The report that provided specific and technical details of the above called on the government to further investigate if any violations or criminal acts were committed. Palestinian government spokesman Ibrahim Melhem told Al-Monitor that the government “will take all needed actions against anyone who is proven to have failed in carrying out their duties or were negligent when receiving the vaccines.”

Ammar Dwaik, head of the committee, told Al-Monitor that all Palestinian government officials and agencies were cooperative with the investigative committee and provided all needed documents. "The report is objective and placed everything in its proper perspective," he said.

But Dwaik was concerned about the lack of serious follow-up by the Palestinian government. He noted, “The official media was totally silent on the report and the prime minister has not acted yet in terms of beginning to implement the recommendations.”

The daily Al-Quds and Al-Ayyam newspapers ran the report of the investigation on their front pages, but the Wafa news agency, the government-owned Al-Hayyat al Jadida and both the voice of Palestine and Palestine TV ignored the entire story.

The American Axios media outlet said in a report from Tel Aviv that Netanyahu was behind the delay in the transfer of the vaccine to the Palestinians. “Bennett quickly approved a vaccine deal with the Palestinian Authority [PA] that Netanyahu had held up for months. He was disappointed when the deal collapsed, Israeli officials say, because he had seen a positive first step in relations.”

Bassem Khoury, CEO of a pharmaceutical company and a member of the investigative committee, told Al-Monitor that there is a huge gap between the Pfizer deal and the Israeli one. He said, “We were so impressed with the deal with Pfizer that was carried out with lots of input and finally approved by the Cabinet and the last-minute biased deal that the minister signed at the last moment. It leaves many questions still unanswered of why the agreement with the Israelis was not presented to the usual legal and other consultants and got the approval of the Cabinet.”

Khoury, a former Palestinian Cabinet minister in the Fayyad government, said the Israelis' irregularities were very stark. “Imagine they brought the first shipment that had the words Ofer camp [a reference to an Israeli prison where Palestinians are held] on them, which is a violation of the agreement that requires the sender’s name on the packages to match what is in the contract.”

Khoury said that everything was rushed in a way that violated the normal very careful process that exists in the Ministry of Health. Khoury revealed that at least one Ministry of Health official recommended that the deal with the Israelis should not be signed in the way it was written. Among other things, the Israeli-drafted agreement removes any responsibility from Israel and considers only the Tel Aviv courts as the legal reference of the agreement. But for Khoury the biggest violation was the absence of the data logger. “Every batch is supposed to have an acknowledgment of the temperature that the batch is at. We received thawed vaccines that were not even documented in the mandated data logger.”

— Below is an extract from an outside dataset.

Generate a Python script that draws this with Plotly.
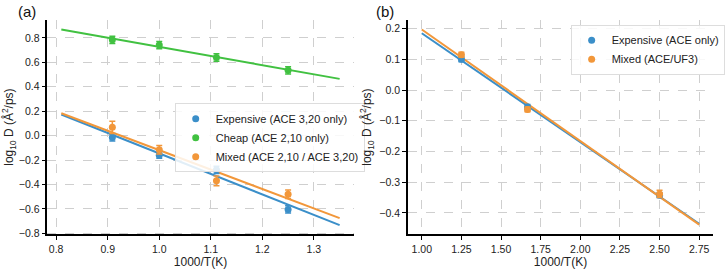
import plotly.graph_objects as go

# ---------------- data: panel (a) ----------------
a_x = [0.909, 1.0, 1.111, 1.25]
a_exp_y = [-0.015, -0.160, -0.280, -0.605]
a_exp_err = [0.03, 0.025, 0.03, 0.03]
a_cheap_y = [0.785, 0.742, 0.640, 0.535]
a_cheap_err = [0.03, 0.03, 0.03, 0.03]
a_mix_y = [0.068, -0.115, -0.370, -0.480]
a_mix_err = [0.05, 0.035, 0.04, 0.035]
a_fit_x = [0.81, 1.35]
a_exp_fit = [0.173, -0.733]
a_cheap_fit = [0.869, 0.465]
a_mix_fit = [0.183, -0.676]

# ---------------- data: panel (b) ----------------
b_x = [1.25, 1.667, 2.5]
b_exp_y = [0.100, -0.055, -0.342]
b_exp_err = [0.008, 0.008, 0.008]
b_mix_y = [0.115, -0.063, -0.338]
b_mix_err = [0.008, 0.008, 0.012]
b_fit_x = [1.0, 2.75]
b_exp_fit = [0.185, -0.435]
b_mix_fit = [0.197, -0.438]

a_xticks = [0.8, 0.9, 1.0, 1.1, 1.2, 1.3]
a_yticks = [-0.8, -0.6, -0.4, -0.2, 0.0, 0.2, 0.4, 0.6, 0.8]
b_xticks = [1.0, 1.25, 1.5, 1.75, 2.0, 2.25, 2.5, 2.75]
b_yticks = [-0.4, -0.3, -0.2, -0.1, 0.0, 0.1, 0.2]

BLUE = "#3b8fc9"
GREEN = "#41c141"
ORANGE = "#f2973a"
FONT = "Liberation Sans"

fig = go.Figure()


def add_fit(x, y, color, xa, ya):
    fig.add_trace(go.Scatter(x=x, y=y, mode="lines", line=dict(color=color, width=2),
                             showlegend=False, xaxis=xa, yaxis=ya, hoverinfo="skip"))


def add_pts(x, y, err, color, name, xa, ya, legend):
    fig.add_trace(go.Scatter(x=x, y=y, mode="markers", name=name,
                             marker=dict(color=color, size=7, symbol="circle"),
                             error_y=dict(type="data", array=err, color=color, thickness=1.5, width=3),
                             xaxis=xa, yaxis=ya, legend=legend))


# panel (a): lines first, then points
add_fit(a_fit_x, a_cheap_fit, GREEN, "x", "y")
add_fit(a_fit_x, a_exp_fit, BLUE, "x", "y")
add_fit(a_fit_x, a_mix_fit, ORANGE, "x", "y")
add_pts(a_x, a_exp_y, a_exp_err, BLUE, "Expensive (ACE 3,20 only)", "x", "y", "legend")
add_pts(a_x, a_cheap_y, a_cheap_err, GREEN, "Cheap (ACE 2,10 only)", "x", "y", "legend")
add_pts(a_x, a_mix_y, a_mix_err, ORANGE, "Mixed (ACE 2,10 / ACE 3,20)", "x", "y", "legend")

# panel (b)
add_fit(b_fit_x, b_exp_fit, BLUE, "x2", "y2")
add_fit(b_fit_x, b_mix_fit, ORANGE, "x2", "y2")
add_pts(b_x, b_exp_y, b_exp_err, BLUE, "Expensive (ACE only)", "x2", "y2", "legend2")
add_pts(b_x, b_mix_y, b_mix_err, ORANGE, "Mixed (ACE/UF3)", "x2", "y2", "legend2")

axis_common = dict(
    showline=True, linecolor="black", linewidth=1.5, mirror=False,
    ticks="outside", ticklen=4, tickwidth=1, tickcolor="black",
    showgrid=True, gridcolor="#cfcfcf", griddash="dash", gridwidth=1,
    zeroline=False, tickfont=dict(family=FONT, size=10.5, color="#222"),
)
title_font = dict(family=FONT, size=12, color="#222")
ytitle = "log<sub>10</sub> D (Å<sup>2</sup>/ps)"

ydom = [0.1152, 0.9257]
fig.update_layout(
    width=725, height=269,
    margin=dict(l=0, r=0, t=0, b=0),
    paper_bgcolor="white", plot_bgcolor="white",
    font=dict(family=FONT, size=11, color="#222"),
    xaxis=dict(domain=[0.0662, 0.4938], range=[0.783, 1.377], tickvals=a_xticks,
               tickformat=".1f", anchor="y",
               title=dict(text="1000/T(K)", font=title_font, standoff=2), **axis_common),
    yaxis=dict(domain=ydom, range=[-0.81, 0.95], tickvals=a_yticks, tickformat=".1f",
               anchor="x", title=dict(text=ytitle, font=title_font, standoff=5), **axis_common),
    xaxis2=dict(domain=[0.5697, 0.9959], range=[0.9125, 2.8375], tickvals=b_xticks,
                tickformat=".2f", anchor="y2",
                title=dict(text="1000/T(K)", font=title_font, standoff=2), **axis_common),
    yaxis2=dict(domain=ydom, range=[-0.47, 0.229], tickvals=b_yticks, tickformat=".1f",
                anchor="x2", title=dict(text=ytitle, font=title_font, standoff=5), **axis_common),
    legend=dict(x=0.244, y=0.61, xanchor="left", yanchor="top",
                bgcolor="rgba(255,255,255,0.85)", bordercolor="#dddddd", borderwidth=1,
                font=dict(family=FONT, size=11, color="#222"), itemwidth=30,
                tracegroupgap=0),
    legend2=dict(x=0.797, y=0.907, xanchor="left", yanchor="top",
                 bgcolor="rgba(255,255,255,0.85)", bordercolor="#dddddd", borderwidth=1,
                 font=dict(family=FONT, size=11, color="#222"), itemwidth=30,
                 tracegroupgap=0),
    annotations=[
        dict(text="(a)", x=0.022, y=0.995, xref="paper", yref="paper", xanchor="left",
             yanchor="top", showarrow=False, font=dict(family=FONT, size=15, color="#111")),
        dict(text="(b)", x=0.523, y=0.995, xref="paper", yref="paper", xanchor="left",
             yanchor="top", showarrow=False, font=dict(family=FONT, size=15, color="#111")),
    ],
)

fig.write_html("out.html")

The investigative report clearly states that the prime minister, the Cabinet and the Civil Coordination Authority are ultimately responsible, as they should have scrutinized the deal with Israel. Since the deal was an external agreement with Israel signed on behalf of the PA, it is, therefore, a collective responsibility. The routine procedure is that the minister of health should have been barred from signing international deals without prior scrutiny and approval.

While the investigative report is informative, thoroughly researched and well assembled with all necessary documentation, it leaves a number of crucial questions as to what was the reason for the pressure that was placed on the Palestinian minister of health to sign her name to an international document that should have gone through the Cabinet and was not shared with anyone. The process was totally lacking in any transparency both within the government and with the public at large, and in this sense, everyone including the prime minister is responsible for what had happened — and not just the minister of health.